Kandil, Ramazan ve Bayram gibi bu hususi zamanları, sosyal barışın ve sükûnetin bir vesilesi sayarak karşılıklı sevgi ve hoşgörüyle karşılayıp uğurlayalım. Hayatımızda adeta oto kontrol sisteminin kurulmasına vesile olan mübarek Üç Aylar ve kandiller, dünyevî meşguliyetlerimizden sıyrılıp, yaratılış gayemizi düşünmemiz; Yaratan ve yaratılanlarla olan münasebetlerimizi de güçlendirmemiz için son derece değerli fırsatlardır.
İdrak edeceğimiz mübarek Üç Aylar, Yaratıcımıza, ailemize, çocuklarımıza, milletimize ve bütün insanlığa karşı görev ve sorumluluklarımızı hatırlatmalı, hata, ihmal ve kusurlarımızdan dönmemize, gaflet uykusundan uyanmamıza vesile olmalıdır.
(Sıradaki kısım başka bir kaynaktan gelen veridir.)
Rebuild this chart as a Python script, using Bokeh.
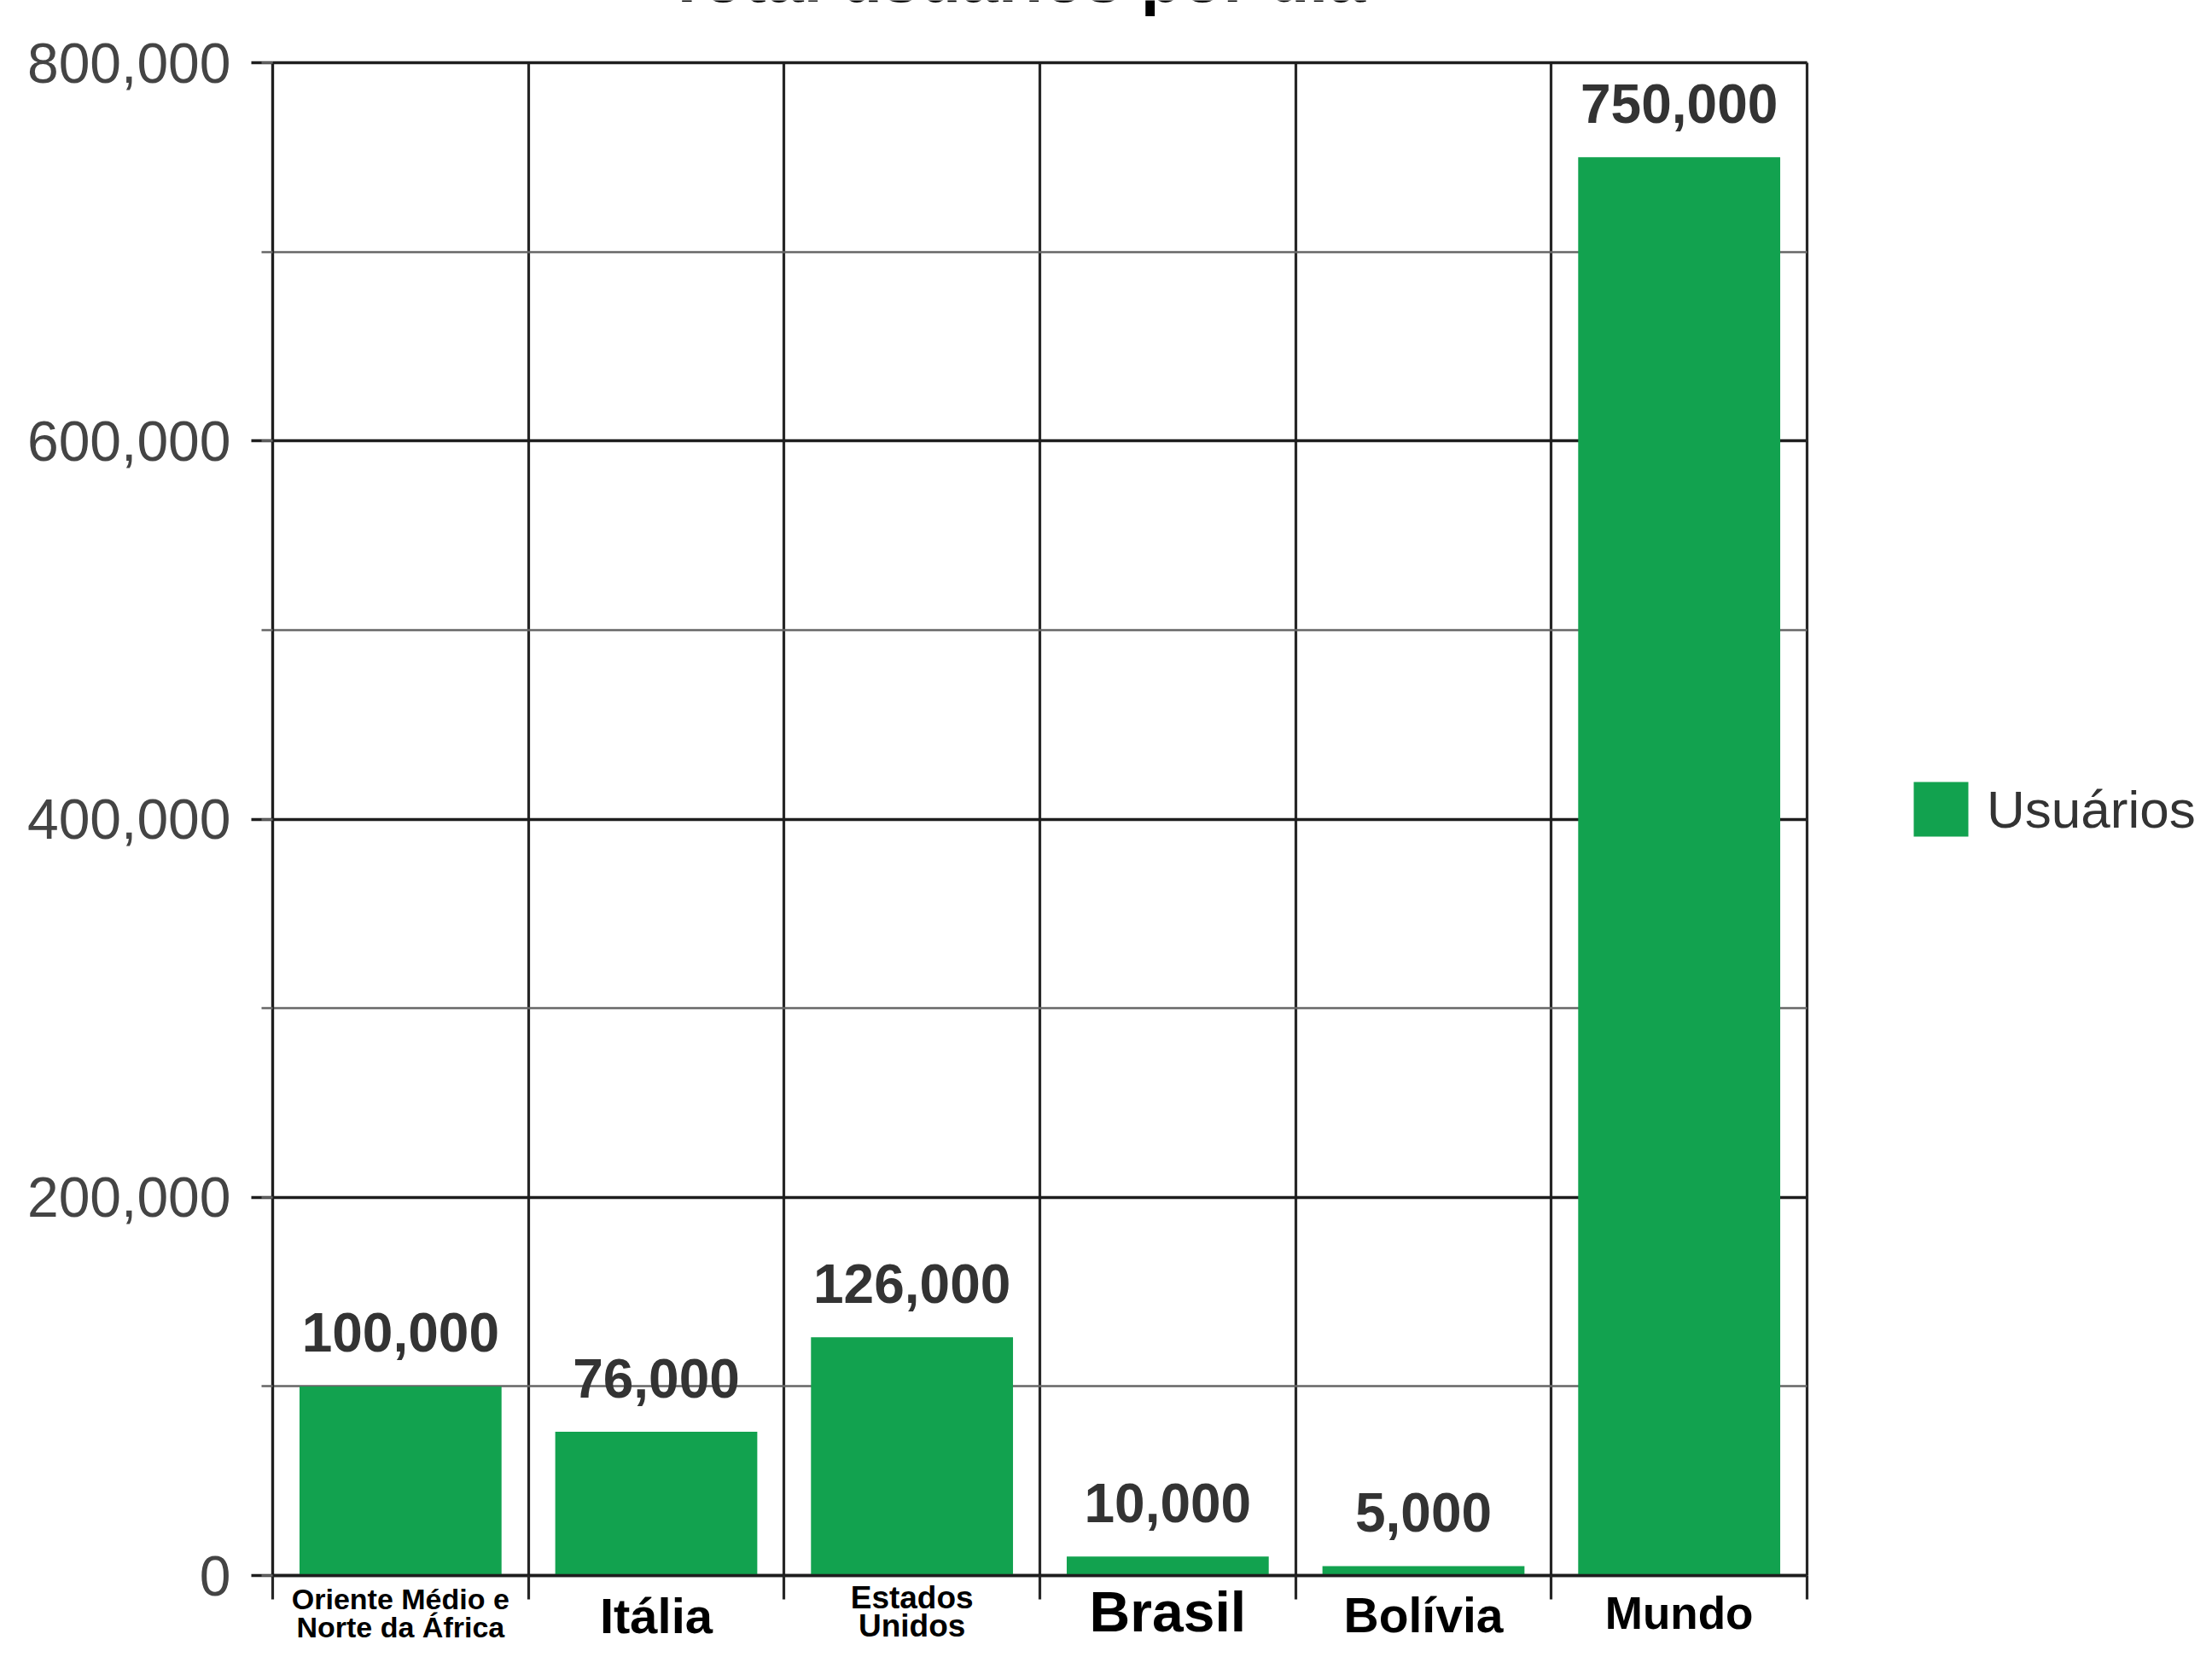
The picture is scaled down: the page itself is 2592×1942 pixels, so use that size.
from bokeh.plotting import figure
from bokeh.models import (Range1d, FixedTicker, SingleIntervalTicker, NumeralTickFormatter,
                          Label, Legend, LegendItem, ColumnDataSource)
from bokeh.embed import file_html
from bokeh.resources import INLINE

# ---------------- data ----------------
title_text = "Total usuários por dia"
categories = ["Oriente Médio e\nNorte da África", "Itália", "Estados\nUnidos",
              "Brasil", "Bolívia", "Mundo"]
usuarios = [100000, 76000, 126000, 10000, 5000, 750000]
value_labels = ["100,000", "76,000", "126,000", "10,000", "5,000", "750,000"]
series_name = "Usuários"
y_max = 800000
y_step = 200000

# ---------------- styling ----------------
cat_font_px = [34, 58, 37, 66, 57, 53]
cat_offsets = [[27, 60], [47], [26, 59], [42], [46], [44]]

GREEN = "#12A24F"
W, H = 2576, 1926
X0, X1 = 319, 2117      # canvas x of category-axis start / end
Y0, Y1 = 1846, 73       # canvas y of value 0 / y_max

n = len(categories)
ppx = (X1 - X0) / n
ppy = (Y0 - Y1) / y_max

p = figure(width=W, height=H, output_backend="svg", toolbar_location=None,
           x_range=Range1d(-X0 / ppx, n + (W - X1) / ppx),
           y_range=Range1d(-(H - Y0) / ppy, y_max + Y1 / ppy),
           min_border=0, min_border_left=0, min_border_right=0,
           min_border_top=0, min_border_bottom=0,
           background_fill_color="white", border_fill_color="white")
p.title.visible = False
p.outline_line_color = None

xs = [i + 0.5 for i in range(n)]
src = ColumnDataSource(dict(x=xs, top=usuarios, lab=value_labels))
bars = p.vbar(x="x", top="top", width=0.79, source=src, fill_color=GREEN, line_color=None)

# grids
yt = SingleIntervalTicker(interval=y_step, num_minor_ticks=2)
xt = FixedTicker(ticks=list(range(n + 1)))
p.ygrid.ticker = yt
p.xgrid.ticker = xt
p.ygrid.bounds = (0, y_max)
p.xgrid.bounds = (0, n)
p.ygrid.cross_bounds = (0, n)
p.xgrid.cross_bounds = (0, y_max)
p.ygrid.grid_line_color = "#1e1e1e"
p.ygrid.grid_line_width = 3.5
p.ygrid.minor_grid_line_color = "#666666"
p.ygrid.minor_grid_line_width = 2.5
p.xgrid.grid_line_color = "#262626"
p.xgrid.grid_line_width = 3.2

# y axis
ya = p.yaxis[0]
ya.fixed_location = 0
ya.bounds = (0, y_max)
ya.ticker = yt
ya.formatter = NumeralTickFormatter(format="0,0")
ya.axis_line_color = "#1e1e1e"
ya.axis_line_width = 3.2
ya.major_tick_in = 0
ya.major_tick_out = 25
ya.major_tick_line_width = 3.5
ya.major_tick_line_color = "#1e1e1e"
ya.minor_tick_in = 0
ya.minor_tick_out = 13
ya.minor_tick_line_width = 2.5
ya.minor_tick_line_color = "#666666"
ya.major_label_standoff = 24
ya.major_label_text_font = "Liberation Sans"
ya.major_label_text_font_size = "66px"
ya.major_label_text_color = "#444444"

# x axis
xa = p.xaxis[0]
xa.fixed_location = 0
xa.bounds = (0, n)
xa.ticker = xt
xa.axis_line_color = "#1e1e1e"
xa.axis_line_width = 3.5
xa.major_tick_in = 0
xa.major_tick_out = 28
xa.major_tick_line_width = 3.2
xa.major_tick_line_color = "#262626"
xa.minor_tick_line_color = None
xa.major_label_overrides = {i: "" for i in range(n + 1)}

# value labels above bars
for xv, top, lab in zip(xs, usuarios, value_labels):
    p.add_layout(Label(x=xv, y=top, y_offset=63, text=lab,
                       text_align="center", text_baseline="alphabetic",
                       text_font="Liberation Sans", text_font_style="bold",
                       text_font_size="64px", text_color="#333333"))

# category labels
for i, name in enumerate(categories):
    for line, off in zip(name.split("\n"), cat_offsets[i]):
        p.add_layout(Label(x=xs[i], y=0, y_offset=-off, text=line,
                           text_align="center", text_baseline="middle",
                           text_font="Liberation Sans", text_font_style="bold",
                           text_font_size=f"{cat_font_px[i]}px", text_color="#000000"))

# title (mostly cut off at the top, as in the reference)
p.add_layout(Label(x=(1190 - X0) / ppx, y=y_max + (Y1 + 26) / ppy,
                   text=title_text, text_align="center", text_baseline="alphabetic",
                   text_font="Liberation Sans", text_font_style="bold",
                   text_font_size="79px", text_color="#000000"))

legend = Legend(items=[LegendItem(label=series_name, renderers=[bars])],
                location=(2234, H - 988), glyph_width=80, glyph_height=80, label_height=80,
                label_standoff=14, label_text_font="Liberation Sans",
                label_text_font_size="62px", label_text_color="#333333",
                border_line_color=None, background_fill_alpha=0, padding=0, margin=0)
p.add_layout(legend)

open("out.html", "w").write(file_html(p, INLINE))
Aynı zaman da Aramızdaki çekişmeleri, tefrika ve ihtilafları, şahsî menfaat hesaplarını, basit düşünce farklılıklarını bertaraf etmeli; her zamandan daha çok muhtaç olduğumuz ve Yüce Dinimizin bizden ısrarla istediği, barış, hoşgörü, kardeşlik, birlik ve beraberliğimizin güçlenmesine, insanî ve ahlakî meziyetlerin yeniden yeşermesini sağlamalıdır. Bu vesileyle üç ayların başta ülkemize, milletimize, İslam alemine ve tüm insanlığa hayırlı olmasını dilerim. “Rabbim Recep ve Şaban’ ı hakkımızda hayırlı eylesin. Bizleri hayırlısıyla on bir ayın sultanı Ramazan-ı Şerife kavuştursun.